Friday, October 08, 2004

Because this is the ONLY issue you all really care about … 

by Aaron B
Put aside for a moment the alleged LDS prohibition on viewing R-rated movies (I know that’s asking a lot from this group). Imagine a world in which no reference to movie “ratings” has ever been voiced by any of the Brethren, but a general admonition to follow the “Admonition of Paul” is in force. What I want to know is … “What kind of movies should good LDS members watch, and what kind shouldn’t they watch?” Most critical commentary on the “No R-rated movies standard” tends to condemn the MPAA’s rating system as “arbitrary,” “flawed,” and a poor guide to determining what is worth viewing and what isn’t. But if there were a perfect standard, or at least a hypothetical rating system that incorporated all the sophisticated concerns and nuanced criteria you think should count toward determining whether a film is acceptable, what would that standard look like? This may seem like a simple question, but I don’t think it is. Most LDS discussions of R-rated movie-watching confront it in passing, but not directly. Some specific questions:

(1) Surely there are fantastic, moving, amazing films very much worth watching, notwithstanding the fact they contain some offensive material. Surely there are other films that have lots of redeeming qualities but that are not worth watching, as their offensive content definitively outweighs the good they contain. Are there rules of thumb for determining how to distinguish between these two types of films? Where do we draw the line? Is there some sort of objective standard we can devise, or does it “just depend” on each person and his/her particular sensitivities? Whatever the answer, I don’t think the mere act of pointing out that Violent Film X or Sexual Film Y “contains some inspirational moments so we should see them anyway” is a sufficient answer.

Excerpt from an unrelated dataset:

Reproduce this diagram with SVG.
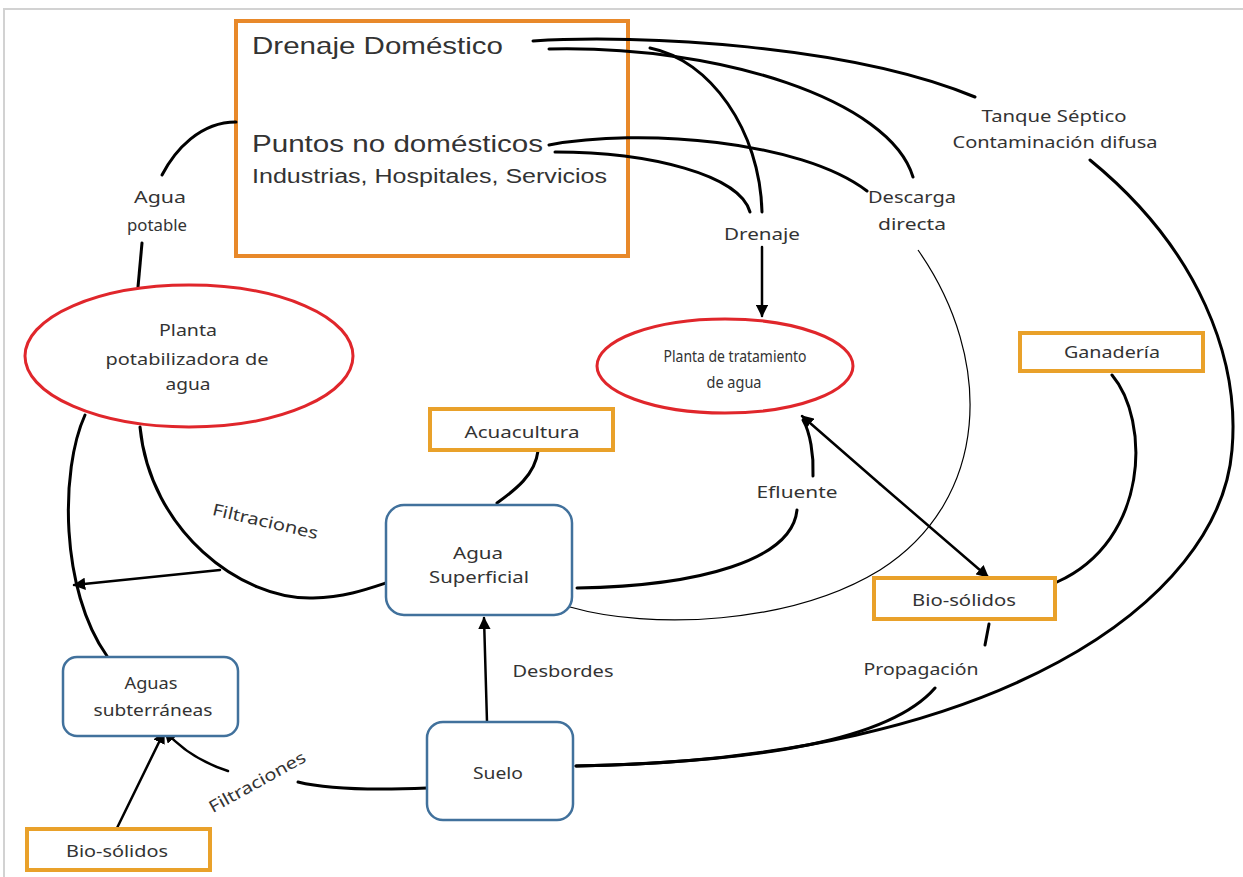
<svg xmlns="http://www.w3.org/2000/svg" width="1243" height="877" viewBox="0 0 1243 877">
<defs>
<marker id="ah" viewBox="0 0 10 10" refX="9" refY="5" markerWidth="5" markerHeight="5" orient="auto-start-reverse" markerUnits="strokeWidth">
<path d="M0,0 L10,5 L0,10 z" fill="#000"/>
</marker>
<style>
.frame{fill:none;stroke:#d2d2d2;stroke-width:2}
.big{fill:none;stroke:#E8892A;stroke-width:4}
.ob{fill:#fff;stroke:#E9A12A;stroke-width:4}
.el{fill:#fff;stroke:#E0262B;stroke-width:3}
.bl{fill:#fff;stroke:#41719C;stroke-width:2.5}
.c{fill:none;stroke:#000;stroke-width:3;stroke-linecap:round}
.thin{fill:none;stroke:#000;stroke-width:1.2}
.ar{marker-end:url(#ah)}
.t{font-family:"Noto Sans","Open Sans",sans-serif;font-size:16.5px;fill:#333;text-anchor:middle}
.a{font-family:"Liberation Sans",Arial,sans-serif;fill:#333}
</style>
</defs>
<rect width="1243" height="877" fill="#fff"/>
<path class="frame" d="M4,877 L4,9 L1243,9"/>

<g id="n-domestico">
<rect class="big" x="236" y="21" width="392" height="235"/>
<text class="a" x="252" y="54" font-size="24" textLength="251" lengthAdjust="spacingAndGlyphs">Drenaje Doméstico</text>
<text class="a" x="252" y="152" font-size="24" textLength="291" lengthAdjust="spacingAndGlyphs">Puntos no domésticos</text>
<text class="a" x="252" y="183" font-size="20" textLength="355" lengthAdjust="spacingAndGlyphs">Industrias, Hospitales, Servicios</text>
</g>

<g id="connectors">
<path class="c" d="M533,41 C640,34 850,45 975,97"/>
<path class="c" d="M549,49 C720,45 890,100 913,177"/>
<path class="c" d="M650,48 C710,60 760,130 762,212"/>
<path class="c" d="M549,145 C640,128 800,140 867,191"/>
<path class="c" d="M555,152 C650,152 740,175 750,212"/>
<path class="c" d="M1090,160 C1200,250 1240,360 1232,450 C1220,600 1000,760 576,766"/>
<path class="c" d="M935,688 C890,740 760,762 576,766"/>
<path class="c" d="M989,624 L985,645"/>
<path class="c" d="M1112,375 C1150,420 1150,540 1057,582"/>
<path class="c ar" d="M880,484 L988,577" style="stroke-width:2.5"/>
<path class="c ar" d="M880,484 L802,416" style="stroke-width:2.5"/>
<path class="c" d="M813,476 C814,455 810,432 803,420"/>
<path class="c" d="M577,588 C700,586 792,560 797,510"/>
<path class="thin" d="M918,250 C995,360 990,500 880,570 C790,625 650,630 570,607"/>
<path class="c ar" d="M762,247 L762,316" style="stroke-width:2.5"/>
<path class="c" d="M236,122 C200,122 175,150 162,175"/>
<path class="c" d="M142,243 L138,287"/>
<path class="c" d="M538,451 C535,475 515,490 497,503"/>
<path class="c" d="M140,427 C150,530 240,600 313,598 C345,597 365,590 386,583"/>
<path class="c" d="M85,415 C60,470 60,590 107,656"/>
<path class="c ar" d="M220,570 L74,585" style="stroke-width:2.5"/>
<path class="c ar" d="M487,722 L484,618" style="stroke-width:2.5"/>
<path class="c" d="M427,788 C380,790 330,790 298,782"/>
<path class="c ar" d="M228,771 C200,762 180,748 165,731" style="stroke-width:2.5"/>
<path class="c ar" d="M117,828 L164,732" style="stroke-width:2.5"/>
</g>

<g id="labels">
<text class="t" x="160" y="203" textLength="52" lengthAdjust="spacingAndGlyphs">Agua</text>
<text class="t" x="157" y="231" textLength="60" lengthAdjust="spacingAndGlyphs">potable</text>
<text class="t" x="762" y="240" textLength="76" lengthAdjust="spacingAndGlyphs">Drenaje</text>
<text class="t" x="912" y="203" textLength="88" lengthAdjust="spacingAndGlyphs">Descarga</text>
<text class="t" x="912" y="230" textLength="68" lengthAdjust="spacingAndGlyphs">directa</text>
<text class="t" x="1054" y="122" textLength="145" lengthAdjust="spacingAndGlyphs">Tanque Séptico</text>
<text class="t" x="1055" y="148" textLength="205" lengthAdjust="spacingAndGlyphs">Contaminación difusa</text>
<text class="t" x="797" y="498" textLength="81" lengthAdjust="spacingAndGlyphs">Efluente</text>
<text class="t" x="563" y="677" textLength="101" lengthAdjust="spacingAndGlyphs">Desbordes</text>
<text class="t" x="921" y="675" textLength="115" lengthAdjust="spacingAndGlyphs">Propagación</text>
<text class="t" x="0" y="0" textLength="108" lengthAdjust="spacingAndGlyphs" transform="translate(264,527) rotate(13)">Filtraciones</text>
<text class="t" x="0" y="0" textLength="108" lengthAdjust="spacingAndGlyphs" transform="translate(260,787) rotate(-29)">Filtraciones</text>
</g>

<g id="n-potabilizadora">
<ellipse class="el" cx="189" cy="356" rx="164" ry="71"/>
<text class="t" x="188" y="336" textLength="58" lengthAdjust="spacingAndGlyphs">Planta</text>
<text class="t" x="187" y="365" textLength="163" lengthAdjust="spacingAndGlyphs">potabilizadora de</text>
<text class="t" x="188" y="390" textLength="45" lengthAdjust="spacingAndGlyphs">agua</text>
</g>

<g id="n-tratamiento">
<ellipse class="el" cx="725" cy="366" rx="128" ry="47"/>
<text class="t" x="735" y="362" textLength="143" lengthAdjust="spacingAndGlyphs">Planta de tratamiento</text>
<text class="t" x="734" y="388" textLength="55" lengthAdjust="spacingAndGlyphs">de agua</text>
</g>

<g id="n-ganaderia">
<rect class="ob" x="1020" y="333" width="183" height="38"/>
<text class="t" x="1112" y="358" textLength="96" lengthAdjust="spacingAndGlyphs">Ganadería</text>
</g>

<g id="n-acuacultura">
<rect class="ob" x="430" y="409" width="183" height="41"/>
<text class="t" x="522" y="438" textLength="115" lengthAdjust="spacingAndGlyphs">Acuacultura</text>
</g>

<g id="n-superficial">
<rect class="bl" x="386" y="505" width="186" height="110" rx="18"/>
<text class="t" x="478" y="559" textLength="50" lengthAdjust="spacingAndGlyphs">Agua</text>
<text class="t" x="479" y="583" textLength="100" lengthAdjust="spacingAndGlyphs">Superficial</text>
</g>

<g id="n-biosolidos-der">
<rect class="ob" x="874" y="578" width="181" height="41"/>
<text class="t" x="964" y="606" textLength="104" lengthAdjust="spacingAndGlyphs">Bio-sólidos</text>
</g>

<g id="n-subterraneas">
<rect class="bl" x="63" y="657" width="175" height="79" rx="14"/>
<text class="t" x="151" y="689" textLength="53" lengthAdjust="spacingAndGlyphs">Aguas</text>
<text class="t" x="153" y="716" textLength="119" lengthAdjust="spacingAndGlyphs">subterráneas</text>
</g>

<g id="n-suelo">
<rect class="bl" x="427" y="722" width="146" height="98" rx="16"/>
<text class="t" x="498" y="779" textLength="50" lengthAdjust="spacingAndGlyphs">Suelo</text>
</g>

<g id="n-biosolidos-izq">
<rect class="ob" x="27" y="829" width="183" height="41"/>
<text class="t" x="117" y="857" textLength="102" lengthAdjust="spacingAndGlyphs">Bio-sólidos</text>
</g>
</svg>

(2) Where does everyone come down on the classic “sex vs. violence” question? One line of argument holds that gratuitous violence in film is worse than gratuitous sex. After all, isn’t murder worse than a little fornication? Would you rather that Little Johnny imitate the axe murderer or the horny teenager on screen? On the other hand, another line of argument has it that gratuitous sex is worse than gratuitous violence. Little Johnny is quite likely to experience a genuine sexual response to Kim Basinger fooling around with Mickey Rourke (and we don’t want that). He is less likely to genuinely get the urge to go on a killing spree just because he saw Charles Bronson do it. Is there a unique LDS perspective on this question?

(3) Assuming that “violence” and “foul language” are generally to be avoided, what exactly are we avoiding and when? Suppose I’m deciding between Arnold Schwarzenegger’s latest splatterfest, or a serious film about gang violence like “Boyz in the Hood.” Is the murder and mayhem of “Boyz in the Hood” more important to avoid, as it is more realistic and therefore more intense, or is Arnold’s film to be more fervently avoided, as its violence is “gratuitous,” rather than a realistic portrayal? Are the frequent cuss words in “Boyz in the Hood” more offensive than those in Arnold’s film because they portray gang life “as it really is”, or are they less offensive for that reason?

(4) Many decry the “desensitization” that accompanies frequent exposure to violence or bad language in cinema. I agree that desensitization is a real phenomenon and that I, personally, have been thoroughly desensitized. (I know this because I was sickened by certain scenes in “Robocop” when I first saw it, and now they seem like no big deal). Is my desensitization only a problem to the extent that I imitate the foul language I hear in my speech, or act out violently in imitation of what I see? Or is there something about the very act of desensitization, per se, that is a problem, regardless of any observable consequences?

(5) The only way to really know the content of a film, and thus know whether it meets your content standard or not, is to view the film. But if you have to view a film to truly know whether or not you should view a film, you’re really not in a position to ever avoid the films you should avoid, are you? So isn’t some sort of ratings system, MPAA or otherwise, ultimately necessary, regardless of its flaws?

(6) Can we all at least agree that the most offensive film of all time is “Turner & Hooch”? I think I’d rather sit through “Faces of Death” and a truckload of gay porn than have to watch that drooling dog again. Disgusting.